* Stated task *
Pictures in the entries below are to be left out; otherwise, reproduce exactly the lines from the first through the line containing "import matplotlib.pyplot as plt".

* Supplied data *
********

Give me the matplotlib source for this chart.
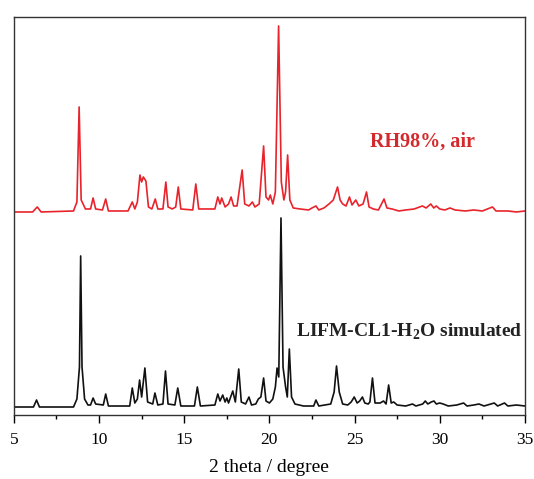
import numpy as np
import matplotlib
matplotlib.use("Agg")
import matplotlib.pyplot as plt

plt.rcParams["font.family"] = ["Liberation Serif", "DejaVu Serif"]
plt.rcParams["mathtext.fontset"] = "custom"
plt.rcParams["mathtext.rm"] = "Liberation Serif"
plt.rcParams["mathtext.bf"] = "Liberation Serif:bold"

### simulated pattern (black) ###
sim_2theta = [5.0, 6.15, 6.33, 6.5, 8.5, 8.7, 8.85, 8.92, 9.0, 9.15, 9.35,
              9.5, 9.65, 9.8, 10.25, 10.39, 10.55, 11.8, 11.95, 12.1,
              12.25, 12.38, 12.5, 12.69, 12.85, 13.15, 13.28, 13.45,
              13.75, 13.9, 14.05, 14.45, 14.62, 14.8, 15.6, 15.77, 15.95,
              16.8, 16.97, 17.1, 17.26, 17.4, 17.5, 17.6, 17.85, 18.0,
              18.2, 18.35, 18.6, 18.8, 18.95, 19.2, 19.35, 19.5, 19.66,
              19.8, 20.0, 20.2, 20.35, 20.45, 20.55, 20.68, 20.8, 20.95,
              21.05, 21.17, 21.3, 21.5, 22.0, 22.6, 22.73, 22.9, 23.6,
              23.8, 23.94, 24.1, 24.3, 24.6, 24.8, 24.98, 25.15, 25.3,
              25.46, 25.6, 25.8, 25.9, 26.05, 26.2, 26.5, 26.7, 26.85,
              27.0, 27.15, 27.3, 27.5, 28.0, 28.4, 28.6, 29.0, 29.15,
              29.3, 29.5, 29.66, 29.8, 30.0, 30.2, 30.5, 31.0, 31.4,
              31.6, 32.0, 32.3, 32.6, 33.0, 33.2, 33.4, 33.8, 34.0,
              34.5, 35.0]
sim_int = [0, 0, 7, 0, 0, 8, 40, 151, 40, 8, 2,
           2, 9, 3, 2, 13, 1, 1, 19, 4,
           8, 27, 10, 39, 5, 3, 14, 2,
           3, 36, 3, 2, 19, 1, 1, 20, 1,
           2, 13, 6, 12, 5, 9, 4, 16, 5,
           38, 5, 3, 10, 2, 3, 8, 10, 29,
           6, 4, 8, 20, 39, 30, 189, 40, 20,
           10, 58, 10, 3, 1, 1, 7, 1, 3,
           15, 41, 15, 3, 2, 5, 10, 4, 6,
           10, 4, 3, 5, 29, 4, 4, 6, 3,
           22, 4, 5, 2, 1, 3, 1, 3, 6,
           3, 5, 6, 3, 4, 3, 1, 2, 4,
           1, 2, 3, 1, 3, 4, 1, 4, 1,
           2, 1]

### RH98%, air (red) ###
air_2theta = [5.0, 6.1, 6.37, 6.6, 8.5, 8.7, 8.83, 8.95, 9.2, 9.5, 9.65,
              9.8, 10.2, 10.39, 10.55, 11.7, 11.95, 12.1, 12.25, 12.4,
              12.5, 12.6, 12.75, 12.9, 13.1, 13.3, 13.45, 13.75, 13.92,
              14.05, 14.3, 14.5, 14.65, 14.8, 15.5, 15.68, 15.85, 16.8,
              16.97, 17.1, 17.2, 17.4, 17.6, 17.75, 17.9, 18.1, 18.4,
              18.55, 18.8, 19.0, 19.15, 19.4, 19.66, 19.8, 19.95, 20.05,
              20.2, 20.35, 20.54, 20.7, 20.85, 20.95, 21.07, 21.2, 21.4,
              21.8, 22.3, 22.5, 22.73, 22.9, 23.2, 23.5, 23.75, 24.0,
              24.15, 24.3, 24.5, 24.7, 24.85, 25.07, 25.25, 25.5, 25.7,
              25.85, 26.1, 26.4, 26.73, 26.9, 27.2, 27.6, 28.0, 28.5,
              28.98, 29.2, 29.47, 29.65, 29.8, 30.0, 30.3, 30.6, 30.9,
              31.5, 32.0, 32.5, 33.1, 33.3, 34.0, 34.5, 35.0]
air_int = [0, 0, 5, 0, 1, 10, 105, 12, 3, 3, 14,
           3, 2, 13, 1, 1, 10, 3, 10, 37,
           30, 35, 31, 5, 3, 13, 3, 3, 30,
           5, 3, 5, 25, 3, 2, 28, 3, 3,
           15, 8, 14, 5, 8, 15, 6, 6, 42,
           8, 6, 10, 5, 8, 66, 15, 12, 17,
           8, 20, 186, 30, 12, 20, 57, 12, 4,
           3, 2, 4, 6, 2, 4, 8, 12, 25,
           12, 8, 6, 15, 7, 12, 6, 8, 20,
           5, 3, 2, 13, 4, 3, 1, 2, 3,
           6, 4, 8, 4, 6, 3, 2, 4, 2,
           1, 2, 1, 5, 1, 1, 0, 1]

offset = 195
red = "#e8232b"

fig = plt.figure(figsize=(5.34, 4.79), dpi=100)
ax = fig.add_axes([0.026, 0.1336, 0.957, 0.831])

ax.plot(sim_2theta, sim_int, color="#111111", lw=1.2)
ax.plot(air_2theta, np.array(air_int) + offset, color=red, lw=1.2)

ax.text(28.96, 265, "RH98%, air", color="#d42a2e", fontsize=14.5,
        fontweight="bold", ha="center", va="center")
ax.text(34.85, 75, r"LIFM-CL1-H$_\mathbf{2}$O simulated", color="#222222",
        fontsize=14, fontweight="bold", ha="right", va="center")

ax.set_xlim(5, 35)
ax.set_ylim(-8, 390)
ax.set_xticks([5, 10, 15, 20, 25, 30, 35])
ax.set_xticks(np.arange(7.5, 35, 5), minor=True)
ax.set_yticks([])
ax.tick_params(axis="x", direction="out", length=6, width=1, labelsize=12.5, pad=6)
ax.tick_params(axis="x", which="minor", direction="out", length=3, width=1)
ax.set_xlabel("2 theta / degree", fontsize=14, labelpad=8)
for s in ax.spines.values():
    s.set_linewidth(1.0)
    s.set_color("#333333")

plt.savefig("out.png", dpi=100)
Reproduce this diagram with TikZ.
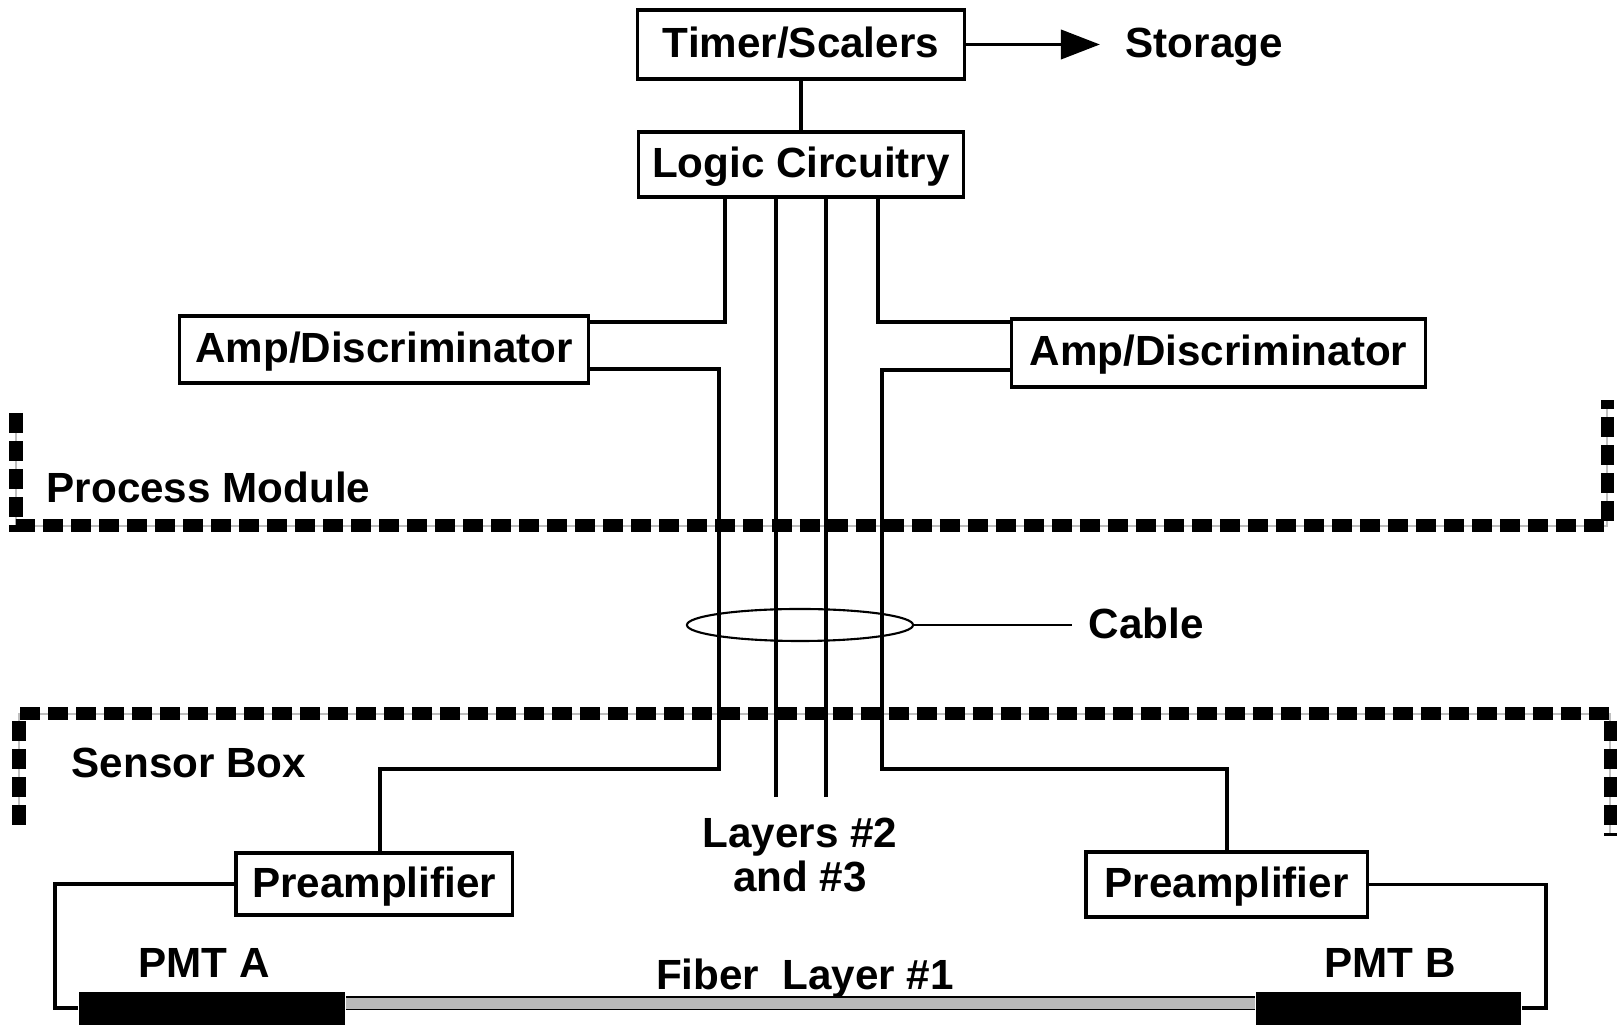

********

* Result *
Give me the matplotlib source for this chart.
import numpy as np
import matplotlib
matplotlib.use("Agg")
import matplotlib.pyplot as plt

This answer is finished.